It Is The Cult of Efficiency That Has Poisoned Mathematics Education

Sunil Singh
4 min readMar 4, 2024
Mathematician, Logician, Philosopher, Writer, and Educator

This blog was inspired by Michaela Epstein, a wonderful mathematics educator in Melbourne, Australia. She had posted this Russell quote in LinkedIn.

For the last little while, I was incorrect at saying pedagogy was the problem in mathematics education. Seeing that luminaries like Rousseau, Dewey, Whitehead, Russell, and Piaget also formed some of the most progressive pedagogical ideas in the history of education, it was erroneous of me to paint pedagogy with a thick brush of criticism.

It’s not the cult of pedagogy which is the problem. It is the cult of efficiency which is driving almost all of the pedagogy and professional development these days. And since efficiency needs codification, that also has made the grip of efficiency tighter. Everything is a solution to everything. Every step and move has the audit eyes of the efficiency goal. There are no loose ends. There is no mystery. There is no humanness.

I’ll be blunt. It’s strangulating the life right out of mathematics.

Sadly, this isn’t a new phenomenon. It’s being going on for over 100 years, and in spite of one of the intellectual giants of the 20th century pointing it out, mathematics education — not one to really ever mine the wisdom of Russell — just became more and more efficient at trying to be efficient.

Illustration by Maurice Sendak from Open House for Butterflies by Ruth Krauss

Leisure/fun have become non-existent ideas in current mathematics education.

Do you know who uses the word “proficiency”(a cousin of efficiency)? I don’t know. But, I can bet you all the money in the world it is isn’t children. Mathematics stopped being for children when he we devalued leisure, and the energy devoted to it.

What do most of us to as pastimes — watch movies, film, attend sporting events, read books, etc. As great as they might be, it’s all passive. We don’t have energy/desire to create. All that has been used up to be some kind of Clydesdale horse in teaching with efficiency.

Work is valued. Efficiency is valued. Leisure is not.

Efficiency can be a supporting actor in the playful approach to mathematics, but it should not be the lead actor. Who the hell starts off with the goal of being efficient — especially when you don’t even know where you are going with your exploration.

Ah, exploration. Another word that isn’t bedfellow with efficiency.

As some of you know, my fifth book will be cowritten with Amoret Lyon, who is currently eight years-old. She lives in Italy, and I meet with her three times a week, and have been doing so since last September.

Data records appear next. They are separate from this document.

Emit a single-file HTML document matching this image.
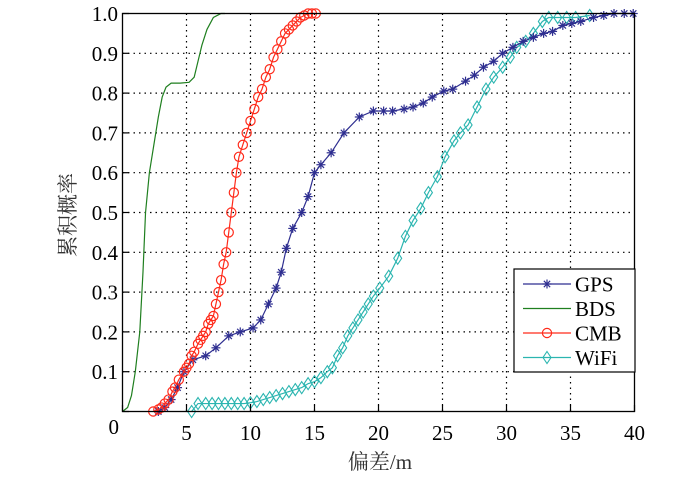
<!DOCTYPE html>
<html><head><meta charset="utf-8"><style>
html,body{margin:0;padding:0;background:#fff;}
svg{display:block;font-family:"Liberation Serif","Noto Serif CJK SC",serif;}
</style></head><body>
<svg id="chart" width="700" height="478" viewBox="0 0 700 478" xmlns="http://www.w3.org/2000/svg">
<g id="grid"></g>
<g id="series"></g>
<rect x="122.5" y="13.5" width="512" height="398" fill="none" stroke="#000" stroke-width="1.3"/>
<g id="ticks"></g>
<text transform="translate(75,215) rotate(-90)" text-anchor="middle" font-size="21" fill="#333" font-family="'Liberation Serif','Noto Serif CJK SC',serif">累积概率</text>
<text x="380" y="469" text-anchor="middle" font-size="21" fill="#333" font-family="'Liberation Serif','Noto Serif CJK SC',serif">偏差/m</text>
<g id="legend">
<rect x="514" y="269" width="121" height="103" fill="#fff" stroke="#000" stroke-width="1.2"/>
</g>
</svg>
<script>
const xTicks=[0,5,10,15,20,25,30,35,40];
const yTicks=[0,0.1,0.2,0.3,0.4,0.5,0.6,0.7,0.8,0.9,1.0];
const yTickLabels=["0","0.1","0.2","0.3","0.4","0.5","0.6","0.7","0.8","0.9","1.0"];
const gpsX=[2.8,3.3,3.8,4.3,4.8,5.5,6.5,7.3,8.3,9.2,10.2,10.8,11.4,12,12.4,12.8,13.3,14,14.5,15,15.5,16.3,17.3,18.5,19.6,20.4,21.1,22,22.7,23.5,24.2,25.1,25.8,26.8,27.5,28.2,29,29.7,30.5,31.3,32.1,32.9,33.6,34.4,35.1,35.8,36.8,37.6,38.4,39.2,39.9];
const gpsY=[0,0.01,0.03,0.06,0.1,0.13,0.14,0.16,0.19,0.2,0.21,0.23,0.27,0.31,0.35,0.41,0.46,0.5,0.54,0.6,0.62,0.65,0.7,0.74,0.755,0.755,0.755,0.76,0.765,0.775,0.79,0.805,0.81,0.83,0.845,0.865,0.88,0.9,0.915,0.93,0.94,0.95,0.955,0.97,0.975,0.98,0.99,0.995,1,1,1];
const bdsX=[0,0.4,0.7,1,1.35,1.6,1.8,2.1,2.5,2.8,3.1,3.4,3.8,4.5,5.2,5.6,5.9,6.2,6.6,7.1,7.7,8];
const bdsY=[0,0.01,0.04,0.1,0.2,0.35,0.5,0.6,0.68,0.74,0.79,0.815,0.825,0.825,0.827,0.84,0.88,0.92,0.96,0.99,1,1];
const cmbX=[2.4,2.8,3.05,3.3,3.6,3.9,4.1,4.4,4.8,5.0,5.2,5.4,5.6,5.9,6.1,6.3,6.5,6.7,6.9,7.1,7.3,7.5,7.7,7.9,8.1,8.3,8.5,8.7,8.9,9.1,9.4,9.7,10,10.3,10.6,10.9,11.2,11.5,11.8,12.1,12.4,12.7,13,13.3,13.6,13.9,14.2,14.5,14.8,15.1];
const cmbY=[0,0.005,0.01,0.02,0.03,0.05,0.06,0.08,0.1,0.11,0.12,0.14,0.15,0.17,0.18,0.19,0.2,0.22,0.23,0.24,0.27,0.3,0.33,0.37,0.4,0.45,0.5,0.55,0.6,0.64,0.67,0.7,0.73,0.76,0.79,0.81,0.84,0.86,0.89,0.91,0.93,0.95,0.96,0.97,0.98,0.99,0.995,1,1,1];
const wifiX=[5.4,5.9,6.5,7,7.5,8,8.5,9,9.5,10,10.5,11,11.5,12,12.5,13,13.5,14,14.5,15,15.5,16,16.4,16.8,17.2,17.6,18,18.4,18.8,19.2,19.6,20.1,20.8,21.5,22.1,22.7,23.3,23.9,24.6,25.2,25.9,26.4,27,27.7,28.4,29,29.7,30.3,30.8,31.5,32.1,32.8,33.3,34,34.7,35.4,36.5];
const wifiY=[0,0.02,0.02,0.02,0.02,0.02,0.02,0.02,0.02,0.022,0.025,0.03,0.035,0.04,0.045,0.05,0.055,0.06,0.07,0.075,0.085,0.1,0.11,0.14,0.16,0.19,0.21,0.23,0.25,0.27,0.29,0.31,0.34,0.385,0.44,0.48,0.51,0.55,0.59,0.64,0.68,0.7,0.72,0.765,0.81,0.84,0.865,0.89,0.915,0.93,0.95,0.98,0.99,0.99,0.99,0.99,0.995];

const X0=122.5,XS=12.8,Y0=411.5,YS=398;
const sx=v=>X0+v*XS, sy=v=>Y0-v*YS;
const NS="http://www.w3.org/2000/svg";
function mk(tag,attrs,parent){const e=document.createElementNS(NS,tag);for(const k in attrs)e.setAttribute(k,attrs[k]);parent.appendChild(e);return e;}
const grid=document.getElementById('grid'),ticks=document.getElementById('ticks'),ser=document.getElementById('series'),leg=document.getElementById('legend');
xTicks.forEach((t,i)=>{
  const x=sx(t);
  if(i>0&&i<xTicks.length-1){const g=mk('line',{x1:x,x2:x,y1:13.5,y2:411.5,stroke:'#000','stroke-width':1.2,'stroke-dasharray':'1.5,4'},grid);
  
  }
  const tk=mk('line',{x1:x,x2:x,y1:411.5,y2:405,stroke:'#000','stroke-width':1.2},ticks);
  
  
  if(t!==0){const tx=mk('text',{x:x,y:440,'text-anchor':'middle','font-size':21},ticks);tx.textContent=t;
  
  }
});
const z=mk('text',{x:119,y:434,'text-anchor':'end','font-size':21},ticks);z.textContent='0';


yTicks.forEach((t,i)=>{
  const y=sy(t);
  if(i>0&&i<yTicks.length-1){const g=mk('line',{x1:122.5,x2:634.5,y1:y,y2:y,stroke:'#000','stroke-width':1.2,'stroke-dasharray':'1.5,4'},grid);
  
  }
  const tk=mk('line',{x1:122.5,x2:129,y1:y,y2:y,stroke:'#000','stroke-width':1.2},ticks);
  
  
  if(i>0){const tx=mk('text',{x:118,y:y+7.5,'text-anchor':'end','font-size':21},ticks);tx.textContent=yTickLabels[i];
  
  }
});
function line(xs,ys,color,name){
  const p=mk('polyline',{points:xs.map((v,i)=>sx(v)+','+sy(ys[i])).join(' '),fill:'none',stroke:color,'stroke-width':1.2},ser);
  
  
}
function star(x,y,c,parent){const r=4.5;const g=mk('g',{stroke:c,'stroke-width':1.2},parent);
  mk('line',{x1:x-r,x2:x+r,y1:y,y2:y},g);mk('line',{x1:x,x2:x,y1:y-r,y2:y+r},g);
  mk('line',{x1:x-r*0.7,x2:x+r*0.7,y1:y-r*0.7,y2:y+r*0.7},g);mk('line',{x1:x-r*0.7,x2:x+r*0.7,y1:y+r*0.7,y2:y-r*0.7},g);return g;}
function circ(x,y,c,parent){return mk('circle',{cx:x,cy:y,r:4.6,fill:'none',stroke:c,'stroke-width':1.2},parent);}
function diam(x,y,c,parent){return mk('polygon',{points:`${x},${y-6} ${x+4},${y} ${x},${y+6} ${x-4},${y}`,fill:'none',stroke:c,'stroke-width':1.1},parent);}
const GC='#2e2e90',BC='#1f7f1f',CC='#ff2a1a',WC='#2bb5b0';
line(bdsX,bdsY,BC,'bds-line');
line(wifiX,wifiY,WC,'wifi-line');
wifiX.forEach((v,i)=>{const m=diam(sx(v),sy(wifiY[i]),WC,ser);
  
  });
line(gpsX,gpsY,GC,'gps-line');
gpsX.forEach((v,i)=>{const m=star(sx(v),sy(gpsY[i]),GC,ser);
  
  });
line(cmbX,cmbY,CC,'cmb-line');
cmbX.forEach((v,i)=>{const m=circ(sx(v),sy(cmbY[i]),CC,ser);
  
  });
const legItems=[['GPS',GC,star],['BDS',BC,null],['CMB',CC,circ],['WiFi',WC,diam]];
legItems.forEach((it,i)=>{
  const y=284+i*24.5;
  const g=mk('g',{},leg);
  
  
  mk('line',{x1:523,x2:571,y1:y,y2:y,stroke:it[1],'stroke-width':1.3},g);
  if(it[2])it[2](547,y,it[1],g);
  const t=mk('text',{x:575,y:y+7.5,'font-size':21},g);t.textContent=it[0];
});
</script>
</body></html>
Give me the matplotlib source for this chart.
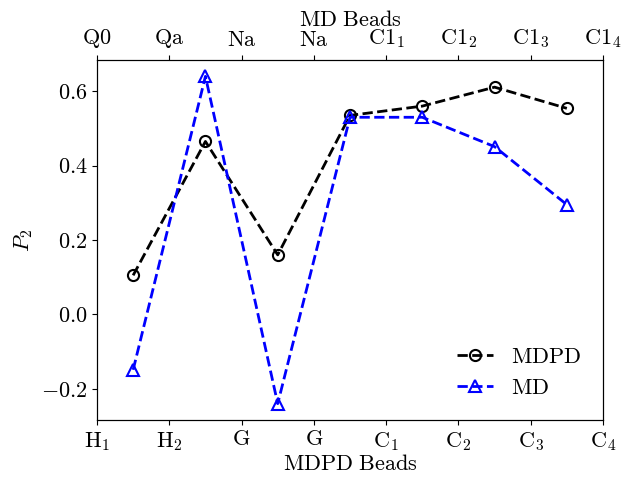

Last week, we did this. Hardly the most efficient way. But, efficiency wasn’t the goal here. It was to install negatives into the area model and reinforce the understanding of what happens when we start multiplying with negatives(the full understanding of that happened in a previous lesson).

It was Amoret that wanted to “load up” the original question with negatives.

Today, we mucked around with prime numbers.

She ate her breakfast. We cracked many jokes. She told me a story about how she names all her stuffies and pens. We were, umm, not efficient. We, more importantly Amoret, were in the Stage of Romance.

But, look at where got. Efficiency didn’t bring us here. Play/silliness did.

And yet, if you look around at the world of mathematics PD, everyone is trying to get to the top of the efficiency hill, proclaiming their model of efficiency is the golden ticket, elixir, silver bullet, etc. for what ails mathematics.

No. In some twisted Shakespearean irony, what ails mathematics is this sterilized, homogenized, pre-packaged delivery of mathematics.

That is why I have said — and will continue to say — mathematics is dead. That’s because mathematics requires everyone — including teachers — to be creative, whimsical, and playful.

In the end, our myopic relationship with efficiency has killed the title of this Mark Launer print from 1956. The print is so rare, you can’t even find it anymore. Sadly, that makes poetic sense…

…let them be free and they will change the world.

Freedom is the enemy of efficiency. That’s why we have failed at honoring this promise.